**Exercise instructions:** The records below are made of lines; count those holding the word "this" and give the number only.

━━━ Information shown ━━━

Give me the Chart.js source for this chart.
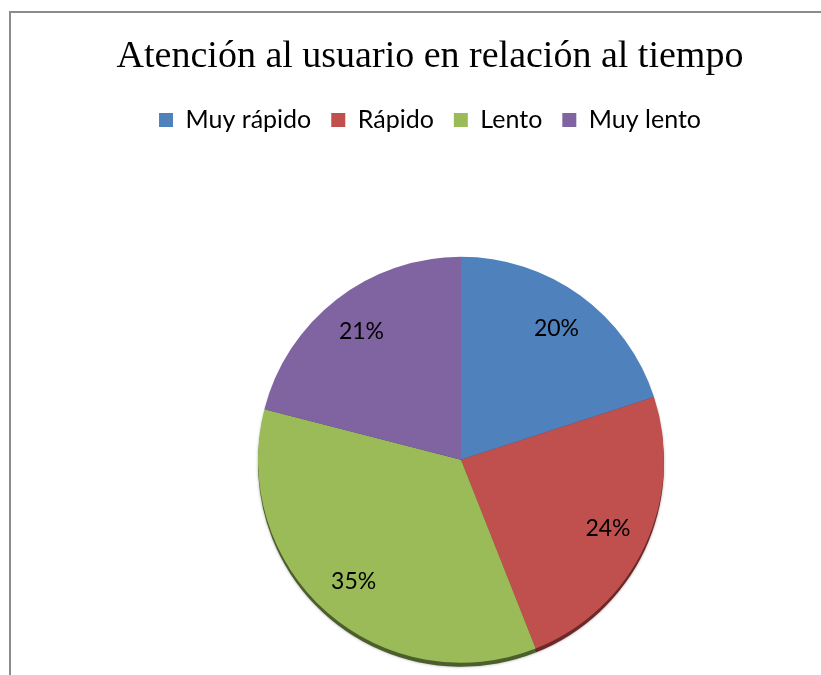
<!DOCTYPE html>
<html>
<head>
<meta charset="utf-8">
<script src="https://cdn.jsdelivr.net/npm/chart.js@4.4.0/dist/chart.umd.min.js"></script>
<style>
  html, body { margin: 0; padding: 0; background: #fff; overflow: hidden; }
  #frame { position: absolute; left: 9px; top: 11px; width: 840px; height: 700px; border-left: 2px solid #8c8c8c; border-top: 2px solid #8c8c8c; }
  #chart { display: block; width: 838px; height: 662px; }
</style>
</head>
<body>
<div id="frame"><canvas id="chart" width="838" height="662"></canvas></div>
<script>
const chartTitle = 'Atención al usuario en relación al tiempo';
const categories = ['Muy rápido', 'Rápido', 'Lento', 'Muy lento'];
const percentages = [20, 24, 35, 21];
const sliceColors = ['#4f81bd', '#c0504d', '#9bbb59', '#8064a2'];
const edgeColors = ['#2f4d72', '#6b2a28', '#4b5e2b', '#473862'];

// pie sits a bit right/below the centre of title + legend, like the Excel plot area
const pieShift = { x: 31, y: 51 };

const shiftPlot = {
    id: 'shiftPlot',
    afterLayout(chart) {
        const a = chart.chartArea;
        a.left += pieShift.x; a.right += pieShift.x;
        a.top += pieShift.y; a.bottom += pieShift.y;
    }
};

// dark rim under the pie (Excel shadow)
const pieRim = {
    id: 'pieRim',
    beforeDatasetsDraw(chart) {
        const ctx = chart.ctx;
        const arcs = chart.getDatasetMeta(0).data;
        ctx.save();
        ctx.shadowColor = 'rgba(0,0,0,0.35)';
        ctx.shadowBlur = 3;
        arcs.forEach((arc, i) => {
            const { x, y, startAngle, endAngle, outerRadius } = arc.getProps(['x', 'y', 'startAngle', 'endAngle', 'outerRadius'], true);
            ctx.beginPath();
            ctx.moveTo(x, y + 4);
            ctx.arc(x, y + 4, outerRadius, startAngle, endAngle);
            ctx.closePath();
            ctx.fillStyle = edgeColors[i];
            ctx.fill();
        });
        ctx.restore();
    }
};

const sliceLabels = {
    id: 'sliceLabels',
    afterDatasetsDraw(chart) {
        const ctx = chart.ctx;
        const meta = chart.getDatasetMeta(0);
        ctx.save();
        ctx.font = '23px Lato';
        ctx.fillStyle = '#000';
        ctx.textAlign = 'center';
        ctx.textBaseline = 'middle';
        meta.data.forEach((arc, i) => {
            const { x, y, startAngle, endAngle, outerRadius } = arc.getProps(['x', 'y', 'startAngle', 'endAngle', 'outerRadius'], true);
            const mid = (startAngle + endAngle) / 2;
            const r = outerRadius * 0.8;
            ctx.fillText(percentages[i] + '%', x + Math.cos(mid) * r, y + Math.sin(mid) * r);
        });
        ctx.restore();
    }
};

new Chart(document.getElementById('chart'), {
    type: 'pie',
    data: {
        labels: categories,
        datasets: [{
            data: percentages,
            backgroundColor: sliceColors,
            borderWidth: 0
        }]
    },
    options: {
        responsive: false,
        animation: false,
        radius: 203,
        plugins: {
            title: {
                display: true,
                text: chartTitle,
                color: '#000',
                font: { family: '"Liberation Serif", "Times New Roman", serif', size: 38, weight: 'normal' },
                padding: { top: 21, bottom: 8 }
            },
            legend: {
                position: 'top',
                labels: {
                    color: '#000',
                    font: { family: 'Lato', size: 25 },
                    boxWidth: 14,
                    boxHeight: 14,
                    padding: 20
                }
            },
            tooltip: { enabled: false }
        }
    },
    plugins: [shiftPlot, pieRim, sliceLabels]
});
</script>
</body>
</html>
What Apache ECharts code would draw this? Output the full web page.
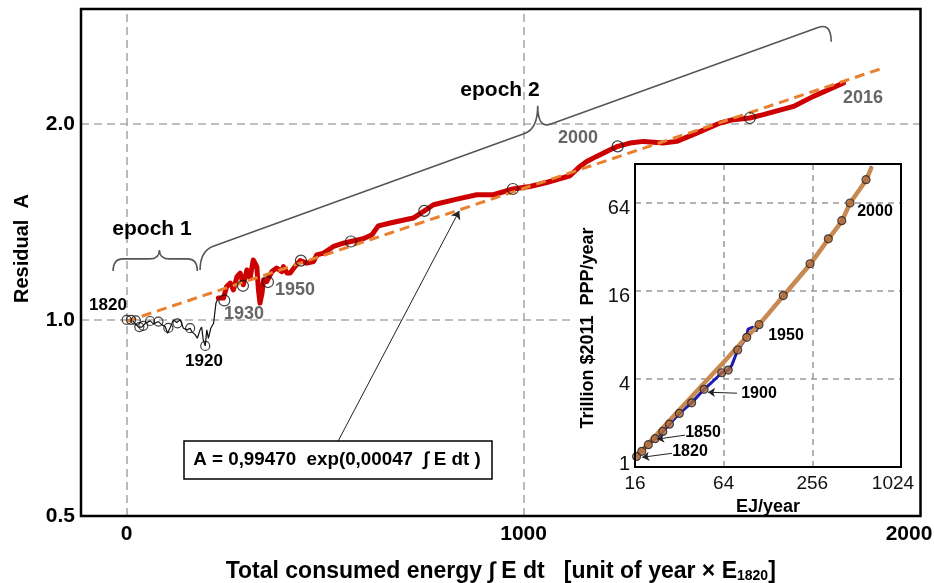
<!DOCTYPE html>
<html><head><meta charset="utf-8">
<script src="https://cdn.jsdelivr.net/npm/echarts@6/dist/echarts.min.js"></script>
<style>html,body{margin:0;padding:0;background:#fff}#c{width:934px;height:583px}</style>
</head><body><div id="c"></div>
<script>
// ===== Main chart: residual A vs total consumed energy =====
const xTicks = [0, 1000, 2000];
// epoch 1 (1820-1920) thin black trace
const epoch1Energy = [0,13,21,30,38,47,59,68,80,89,97,103,110,118,126,135,143,152,160,164,173,178,185,189,193,198,202,206,212,219,225,231];
const epoch1Residual = [1.0,1.0,0.988,0.9745,0.9745,0.988,0.9965,0.986,0.994,0.9825,0.9766,0.954,0.9745,1.0,0.9905,1.0,0.971,0.9652,0.971,0.9594,0.9483,0.937,0.9652,0.9745,0.9317,0.912,0.9652,0.937,0.971,0.988,1.061,1.080];
// decade markers 1820..1920
const epoch1MarkEnergy = [0,11,23,32,42,59,80,105,128,160,198];
const epoch1MarkResidual = [1.0,1.0,0.998,0.975,0.979,0.996,0.994,0.972,0.988,0.971,0.912];
// epoch 2 (1920-2016) thick red trace
const epoch2Energy = [231,244,252,261,269,278,286,294,303,311,319,328,332,336,341,345,353,366,378,391,395,404,412,424,437,454,471,479,496,521,546,565,596,618,634,664,722,750,773,832,882,924,973,1016,1058,1117,1142,1159,1184,1218,1237,1268,1302,1352,1386,1436,1495,1528,1570,1604,1680,1730,1806];
const epoch2Residual = [1.080,1.080,1.125,1.139,1.112,1.165,1.180,1.132,1.193,1.159,1.236,1.207,1.112,1.061,1.099,1.152,1.145,1.186,1.201,1.186,1.207,1.180,1.180,1.207,1.233,1.222,1.229,1.258,1.266,1.296,1.311,1.319,1.332,1.351,1.394,1.408,1.433,1.470,1.502,1.532,1.556,1.556,1.588,1.602,1.625,1.664,1.720,1.750,1.782,1.824,1.846,1.868,1.879,1.868,1.879,1.935,2.005,2.029,2.041,2.065,2.126,2.203,2.310];
// decade markers 1930..2010
const epoch2MarkEnergy = [246,293,356,439,565,750,973,1237,1570];
const epoch2MarkResidual = [1.071,1.128,1.143,1.233,1.319,1.470,1.588,1.846,2.041];
// fitted exponential A = 0.99470 exp(0.00047 * E) (endpoints)
const fitEnergy = [0, 1910];
const fitResidual = [0.995, 2.44];
// arrow from formula box to fit line
const arrowFrom = [533, 0.652];
const arrowTo = [838, 1.47];

// ===== Inset: GDP vs energy (log-log) =====
const insetXTicks = [16, 64, 256, 1024];
const insetMarkEnergy = [16.4,17.8,19.7,21.9,24.7,27.4,32.0,38.8,47.1,62.1,68.8,79.7,91.8,111.2,162.6,246.9,328.8,405.4,461.5,592.6];
const insetMarkGdp = [1.18,1.28,1.42,1.56,1.75,1.96,2.32,2.74,3.39,4.40,4.59,6.29,7.68,9.37,14.8,24.4,36.1,48.0,63.4,91.5];
const insetDataEnergy = [16.4,17.8,19.7,21.9,24.7,27.4,32.0,38.8,47.1,53.3,62.1,68.8,72.6,79.7,91.8,93.6,101.2,106.1,111.2,162.6,246.9,328.8,405.4,461.5,592.6,647.7];
const insetDataGdp = [1.18,1.28,1.42,1.56,1.75,1.96,2.32,2.74,3.39,3.79,4.40,4.59,4.94,6.29,7.68,8.72,9.00,8.45,9.37,14.8,24.4,36.1,48.0,63.4,91.5,112.8];
const insetModelEnergy = [16.4,21.9,32.3,47.1,62.1,79.7,91.8,111.2,162.6,246.9,328.8,405.4,461.5,592.6,647.7];
const insetModelGdp = [1.18,1.62,2.48,3.73,5.03,6.62,7.75,9.37,14.7,24.2,35.9,47.7,63.0,90.9,112];
const insetArrows = [
  [[78.8,3.19],[50.1,3.24]],
  [[35.0,1.65],[22.6,1.55]],
  [[28.5,1.24],[17.9,1.165]]
];

// braces (annotation geometry, endpoints in data units)
const braceSpecs = [
  {from:[-34,1.189], to:[178,1.189], f:0.55, h:12, t:9, r:10},
  {from:[185,1.193], to:[1775,2.673], f:0.535, h:19, t:23, r:14}
];

const zip = (a,b) => a.map((v,i)=>[v,b[i]]);
const FONT = '"Liberation Sans", Arial, sans-serif';

function braceRender(params, api){
  const b = braceSpecs[params.dataIndex];
  const p1 = api.coord(b.from), p2 = api.coord(b.to);
  const dx = p2[0]-p1[0], dy = p2[1]-p1[1];
  const L = Math.hypot(dx,dy), ux = dx/L, uy = dy/L;
  const add = (p,a,up) => [p[0]+a*ux, p[1]+a*uy-up];
  const A1 = add(p1,0,b.h), A2 = add(p1,b.r,b.h);
  const M = add(p1,b.f*L,b.h);
  const B1 = add(p1,b.f*L-b.r,b.h), T = add(p1,b.f*L,b.h+b.t), B2 = add(p1,b.f*L+b.r,b.h);
  const C1 = add(p2,0,b.h), C2 = add(p2,-b.r,b.h);
  const s = p => p[0].toFixed(2)+' '+p[1].toFixed(2);
  const d = 'M'+s(p1)+' Q'+s(A1)+' '+s(A2)+' L'+s(B1)+' Q'+s(M)+' '+s(T)+' Q'+s(M)+' '+s(B2)+' L'+s(C2)+' Q'+s(C1)+' '+s(p2);
  return {type:'path', shape:{pathData:d}, style:{fill:'none', stroke:'#555', lineWidth:1.6}};
}

function txt(text, x, y, size, color, z){
  return {type:'text', z: z||100, style:{text, x, y, fill:color||'#000',
    font:'bold '+size+'px '+FONT, align:'center', verticalAlign:'middle',
    textAlign:'center', textVerticalAlign:'middle'}};
}

const chart = echarts.init(document.getElementById('c'), null, {renderer:'canvas'});
const gridLine = {color:'#aaa', type:[8,5], width:1.6};
const arrowLine = {color:'#222', width:1, type:'solid'};
const insetLbl = {fontSize:20, color:'#111', fontFamily:FONT};

chart.setOption({
  animation:false,
  backgroundColor:'#fff',
  textStyle:{fontFamily:FONT},
  grid:[
    {left:81, right:13.5, top:9, bottom:67, show:false, containLabel:false, outerBoundsMode:'none'},
    {left:635, top:164, right:33, bottom:116, show:false, containLabel:false, outerBoundsMode:'none'}
  ],
  xAxis:[
    {type:'value', gridIndex:0, min:-115, max:2000,
     axisLine:{show:false}, axisTick:{show:false}, splitLine:{show:false},
     axisLabel:{customValues:xTicks, margin:8, fontSize:21, fontWeight:'bold', color:'#000', fontFamily:FONT,
       formatter: v => v===2000 ? '{m|2000}' : String(v),
       rich:{m:{fontSize:21, fontWeight:'bold', color:'#000', fontFamily:FONT, padding:[0,23,0,0]}}},
     name:'{a|Total consumed energy ∫ E dt   [unit of year × E}{s|1820}{a|]}',
     nameLocation:'middle', nameGap:40,
     nameTextStyle:{rich:{
       a:{fontSize:23, fontWeight:'bold', color:'#000', fontFamily:FONT, lineHeight:27, verticalAlign:'bottom'},
       s:{fontSize:14, fontWeight:'bold', color:'#000', fontFamily:FONT, lineHeight:17, verticalAlign:'bottom'}}}},
    {type:'log', logBase:4, gridIndex:1, min:16, max:1024, z:60,
     axisLine:{show:false}, axisTick:{show:false},
     splitLine:{show:true, lineStyle:{color:'#999', type:[6,5], width:1.5}},
     axisLabel:{fontSize:19, color:'#111', margin:7, fontFamily:FONT,
       formatter: v => { const r = Math.round(v); return r===1024 ? '{e|1024}' : String(r); },
       rich:{e:{fontSize:19, color:'#111', fontFamily:FONT, padding:[0,16,0,0]}}},
     name:'EJ/year', nameLocation:'middle', nameGap:21,
     nameTextStyle:{fontSize:18, fontWeight:'bold', color:'#000', fontFamily:FONT}}
  ],
  yAxis:[
    {type:'log', logBase:2, gridIndex:0, min:0.5, max:3,
     axisLine:{show:false}, axisTick:{show:false}, splitLine:{show:false},
     axisLabel:{formatter: v => Number(v).toFixed(1), showMaxLabel:false, fontSize:21, fontWeight:'bold', color:'#000', margin:6, fontFamily:FONT},
     name:'Residual  A', nameLocation:'middle', nameGap:49,
     nameTextStyle:{fontSize:20, fontWeight:'bold', color:'#000', fontFamily:FONT, padding:[0,0,0,28]}},
    {type:'log', logBase:4, gridIndex:1, min:1, max:117, z:60,
     axisLine:{show:false}, axisTick:{show:false},
     splitLine:{show:true, lineStyle:{color:'#999', type:[6,5], width:1.5}},
     axisLabel:{showMaxLabel:false, margin:5, fontSize:20, color:'#111', fontFamily:FONT,
       formatter: v => { const r = Math.round(v); return r===1 ? '{a|1}' : '{b|'+r+'}'; },
       rich:{a:Object.assign({padding:[0,0,6,0]}, insetLbl), b:Object.assign({padding:[12,0,0,0]}, insetLbl)}},
     name:'Trillion $2011  PPP/year', nameLocation:'middle', nameGap:38,
     nameTextStyle:{fontSize:18, fontWeight:'bold', color:'#000', fontFamily:FONT, padding:[0,25,0,0]}}
  ],
  series:[
    {type:'line', xAxisIndex:0, yAxisIndex:0, z:2, data:zip(epoch1Energy, epoch1Residual),
     symbol:'none', lineStyle:{color:'#111', width:1.2},
     markLine:{z:1, silent:true, symbol:['none','none'], label:{show:false}, lineStyle:gridLine,
       data:[{xAxis:0},{xAxis:1000},{yAxis:1},{yAxis:2}]}},
    {type:'line', xAxisIndex:0, yAxisIndex:0, z:3, data:zip(epoch2Energy, epoch2Residual),
     symbol:'none', lineStyle:{color:'#cc0000', width:5, cap:'round', join:'round'}},
    {type:'line', xAxisIndex:0, yAxisIndex:0, z:4, data:zip(fitEnergy, fitResidual),
     symbol:'none', lineStyle:{color:'#e8802f', width:3, type:[10,6]}},
    {type:'scatter', xAxisIndex:0, yAxisIndex:0, z:5, data:zip(epoch1MarkEnergy, epoch1MarkResidual),
     symbol:'circle', symbolSize:9, itemStyle:{color:'rgba(0,0,0,0)', borderColor:'#111', borderWidth:1.2}},
    {type:'scatter', xAxisIndex:0, yAxisIndex:0, z:5, data:zip(epoch2MarkEnergy, epoch2MarkResidual),
     symbol:'circle', symbolSize:11, itemStyle:{color:'rgba(0,0,0,0)', borderColor:'#111', borderWidth:1.2},
     markLine:{z:6, silent:true, symbol:['none','arrow'], symbolSize:8, label:{show:false},
       lineStyle:arrowLine, data:[[{coord:arrowFrom},{coord:arrowTo}]]}},
    {type:'custom', xAxisIndex:0, yAxisIndex:0, z:3, clip:false, renderItem:braceRender,
     data:braceSpecs.map(b=>b.from), encode:{x:0, y:1}},
    // inset
    {type:'line', xAxisIndex:1, yAxisIndex:1, z:70, data:zip(insetDataEnergy, insetDataGdp),
     symbol:'none', lineStyle:{color:'#1c1cb0', width:3}},
    {type:'line', xAxisIndex:1, yAxisIndex:1, z:71, data:zip(insetModelEnergy, insetModelGdp),
     symbol:'none', smooth:0.2, lineStyle:{color:'#c98a52', width:4.5}},
    {type:'scatter', xAxisIndex:1, yAxisIndex:1, z:72, data:zip(insetMarkEnergy, insetMarkGdp),
     symbol:'circle', symbolSize:8, itemStyle:{color:'#b06a3a', borderColor:'#222', borderWidth:1.2},
     markLine:{z:80, silent:true, symbol:['none','arrow'], symbolSize:7, label:{show:false},
       lineStyle:arrowLine, data:insetArrows.map(a=>[{coord:a[0]},{coord:a[1]}])}}
  ],
  graphic:[
    {type:'rect', z:50, shape:{x:573, y:200, width:28, height:316}, style:{fill:'#fff'}},
    {type:'rect', z:50, shape:{x:600, y:164, width:320, height:352}, style:{fill:'#fff'}},
    {type:'rect', z:95, shape:{x:81, y:9, width:839.5, height:507}, style:{fill:'none', stroke:'#000', lineWidth:2.5}},
    {type:'rect', z:95, shape:{x:635, y:164, width:266, height:303}, style:{fill:'none', stroke:'#000', lineWidth:2}},
    {type:'rect', z:90, shape:{x:184, y:441, width:308, height:38}, style:{fill:'#fff', stroke:'#000', lineWidth:1.5}},
    txt('A = 0,99470  exp(0,00047  ∫ E dt )', 337, 460, 18.8, '#000'),
    txt('epoch 1', 152, 229, 21, '#000'),
    txt('epoch 2', 500, 90, 21, '#000'),
    txt('1820', 108, 305, 17, '#000'),
    txt('1920', 204, 361, 17, '#000'),
    txt('1930', 244, 314, 18, '#666'),
    txt('1950', 295, 290, 18, '#666'),
    txt('2000', 578, 138, 18, '#666'),
    txt('2016', 863, 98, 18, '#666'),
    txt('2000', 875, 212, 16, '#000'),
    txt('1950', 786, 336, 16, '#000'),
    txt('1900', 759, 394, 16, '#000'),
    txt('1850', 703, 433, 16, '#000'),
    txt('1820', 690, 452, 16, '#000')
  ]
});
</script>
</body></html>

━━━

**Finished task:** 2